● Task requirements: Transcribe all of the data exactly. Omit the pictures.

═══

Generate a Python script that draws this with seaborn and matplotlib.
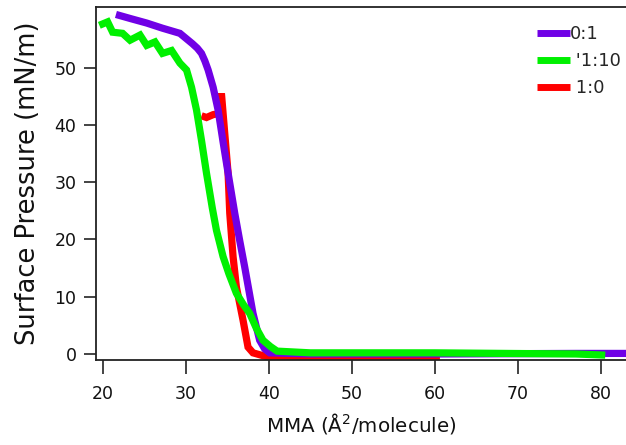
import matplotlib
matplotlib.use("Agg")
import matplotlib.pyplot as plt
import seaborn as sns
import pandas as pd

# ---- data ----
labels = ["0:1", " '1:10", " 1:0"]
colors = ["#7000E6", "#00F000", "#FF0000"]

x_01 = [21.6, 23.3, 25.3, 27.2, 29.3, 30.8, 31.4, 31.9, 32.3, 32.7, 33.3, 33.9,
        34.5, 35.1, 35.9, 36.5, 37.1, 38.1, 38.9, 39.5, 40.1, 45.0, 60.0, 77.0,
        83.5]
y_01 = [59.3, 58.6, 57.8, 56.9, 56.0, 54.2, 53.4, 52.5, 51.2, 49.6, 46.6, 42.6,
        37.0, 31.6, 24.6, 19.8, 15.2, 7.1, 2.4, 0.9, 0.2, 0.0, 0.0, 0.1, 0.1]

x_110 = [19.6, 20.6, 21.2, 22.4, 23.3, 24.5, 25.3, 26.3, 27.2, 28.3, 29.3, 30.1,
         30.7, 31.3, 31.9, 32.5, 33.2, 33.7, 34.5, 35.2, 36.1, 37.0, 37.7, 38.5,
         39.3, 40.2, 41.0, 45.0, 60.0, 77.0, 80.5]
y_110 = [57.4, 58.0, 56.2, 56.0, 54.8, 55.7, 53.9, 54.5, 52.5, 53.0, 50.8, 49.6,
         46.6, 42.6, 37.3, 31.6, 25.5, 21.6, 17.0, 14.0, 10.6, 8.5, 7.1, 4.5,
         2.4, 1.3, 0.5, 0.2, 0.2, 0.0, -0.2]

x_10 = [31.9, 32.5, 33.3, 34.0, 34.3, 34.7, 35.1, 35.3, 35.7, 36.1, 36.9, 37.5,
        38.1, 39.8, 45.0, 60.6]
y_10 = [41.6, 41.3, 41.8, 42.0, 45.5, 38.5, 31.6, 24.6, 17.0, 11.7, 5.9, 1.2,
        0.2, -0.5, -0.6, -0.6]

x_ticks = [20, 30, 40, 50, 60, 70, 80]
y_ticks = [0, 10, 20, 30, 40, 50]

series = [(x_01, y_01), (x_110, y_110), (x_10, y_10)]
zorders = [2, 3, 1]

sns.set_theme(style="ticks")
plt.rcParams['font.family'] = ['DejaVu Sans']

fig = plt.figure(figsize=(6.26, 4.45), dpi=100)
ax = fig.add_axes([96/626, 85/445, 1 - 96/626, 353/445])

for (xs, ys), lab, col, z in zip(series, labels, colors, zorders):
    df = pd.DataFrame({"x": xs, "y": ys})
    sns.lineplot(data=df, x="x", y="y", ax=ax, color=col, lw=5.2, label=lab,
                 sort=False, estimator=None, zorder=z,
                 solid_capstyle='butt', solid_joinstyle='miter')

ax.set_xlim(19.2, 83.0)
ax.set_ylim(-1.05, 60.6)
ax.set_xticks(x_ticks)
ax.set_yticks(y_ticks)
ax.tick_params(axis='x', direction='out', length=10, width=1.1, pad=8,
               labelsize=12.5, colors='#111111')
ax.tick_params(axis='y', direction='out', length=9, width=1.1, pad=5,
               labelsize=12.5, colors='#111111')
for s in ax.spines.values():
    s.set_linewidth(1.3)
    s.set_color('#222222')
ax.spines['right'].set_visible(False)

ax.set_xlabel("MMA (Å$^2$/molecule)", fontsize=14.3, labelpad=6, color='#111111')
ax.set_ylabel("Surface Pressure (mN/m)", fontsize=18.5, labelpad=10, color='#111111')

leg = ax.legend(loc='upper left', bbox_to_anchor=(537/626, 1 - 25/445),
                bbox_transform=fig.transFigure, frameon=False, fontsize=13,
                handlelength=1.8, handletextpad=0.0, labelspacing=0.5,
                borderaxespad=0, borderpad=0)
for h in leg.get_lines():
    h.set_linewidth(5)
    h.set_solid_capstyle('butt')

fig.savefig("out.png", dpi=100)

═══

● Solution to the exercise:
Generate a Python script that draws this with seaborn and matplotlib.
import matplotlib
matplotlib.use("Agg")
import matplotlib.pyplot as plt
import seaborn as sns
import pandas as pd

# ---- data ----
labels = ["0:1", " '1:10", " 1:0"]
colors = ["#7000E6", "#00F000", "#FF0000"]

x_01 = [21.6, 23.3, 25.3, 27.2, 29.3, 30.8, 31.4, 31.9, 32.3, 32.7, 33.3, 33.9,
        34.5, 35.1, 35.9, 36.5, 37.1, 38.1, 38.9, 39.5, 40.1, 45.0, 60.0, 77.0,
        83.5]
y_01 = [59.3, 58.6, 57.8, 56.9, 56.0, 54.2, 53.4, 52.5, 51.2, 49.6, 46.6, 42.6,
        37.0, 31.6, 24.6, 19.8, 15.2, 7.1, 2.4, 0.9, 0.2, 0.0, 0.0, 0.1, 0.1]

x_110 = [19.6, 20.6, 21.2, 22.4, 23.3, 24.5, 25.3, 26.3, 27.2, 28.3, 29.3, 30.1,
         30.7, 31.3, 31.9, 32.5, 33.2, 33.7, 34.5, 35.2, 36.1, 37.0, 37.7, 38.5,
         39.3, 40.2, 41.0, 45.0, 60.0, 77.0, 80.5]
y_110 = [57.4, 58.0, 56.2, 56.0, 54.8, 55.7, 53.9, 54.5, 52.5, 53.0, 50.8, 49.6,
         46.6, 42.6, 37.3, 31.6, 25.5, 21.6, 17.0, 14.0, 10.6, 8.5, 7.1, 4.5,
         2.4, 1.3, 0.5, 0.2, 0.2, 0.0, -0.2]

x_10 = [31.9, 32.5, 33.3, 34.0, 34.3, 34.7, 35.1, 35.3, 35.7, 36.1, 36.9, 37.5,
        38.1, 39.8, 45.0, 60.6]
y_10 = [41.6, 41.3, 41.8, 42.0, 45.5, 38.5, 31.6, 24.6, 17.0, 11.7, 5.9, 1.2,
        0.2, -0.5, -0.6, -0.6]

x_ticks = [20, 30, 40, 50, 60, 70, 80]
y_ticks = [0, 10, 20, 30, 40, 50]

series = [(x_01, y_01), (x_110, y_110), (x_10, y_10)]
zorders = [2, 3, 1]

sns.set_theme(style="ticks")
plt.rcParams['font.family'] = ['DejaVu Sans']

fig = plt.figure(figsize=(6.26, 4.45), dpi=100)
ax = fig.add_axes([96/626, 85/445, 1 - 96/626, 353/445])

for (xs, ys), lab, col, z in zip(series, labels, colors, zorders):
    df = pd.DataFrame({"x": xs, "y": ys})
    sns.lineplot(data=df, x="x", y="y", ax=ax, color=col, lw=5.2, label=lab,
                 sort=False, estimator=None, zorder=z,
                 solid_capstyle='butt', solid_joinstyle='miter')

ax.set_xlim(19.2, 83.0)
ax.set_ylim(-1.05, 60.6)
ax.set_xticks(x_ticks)
ax.set_yticks(y_ticks)
ax.tick_params(axis='x', direction='out', length=10, width=1.1, pad=8,
               labelsize=12.5, colors='#111111')
ax.tick_params(axis='y', direction='out', length=9, width=1.1, pad=5,
               labelsize=12.5, colors='#111111')
for s in ax.spines.values():
    s.set_linewidth(1.3)
    s.set_color('#222222')
ax.spines['right'].set_visible(False)

ax.set_xlabel("MMA (Å$^2$/molecule)", fontsize=14.3, labelpad=6, color='#111111')
ax.set_ylabel("Surface Pressure (mN/m)", fontsize=18.5, labelpad=10, color='#111111')

leg = ax.legend(loc='upper left', bbox_to_anchor=(537/626, 1 - 25/445),
                bbox_transform=fig.transFigure, frameon=False, fontsize=13,
                handlelength=1.8, handletextpad=0.0, labelspacing=0.5,
                borderaxespad=0, borderpad=0)
for h in leg.get_lines():
    h.set_linewidth(5)
    h.set_solid_capstyle('butt')

fig.savefig("out.png", dpi=100)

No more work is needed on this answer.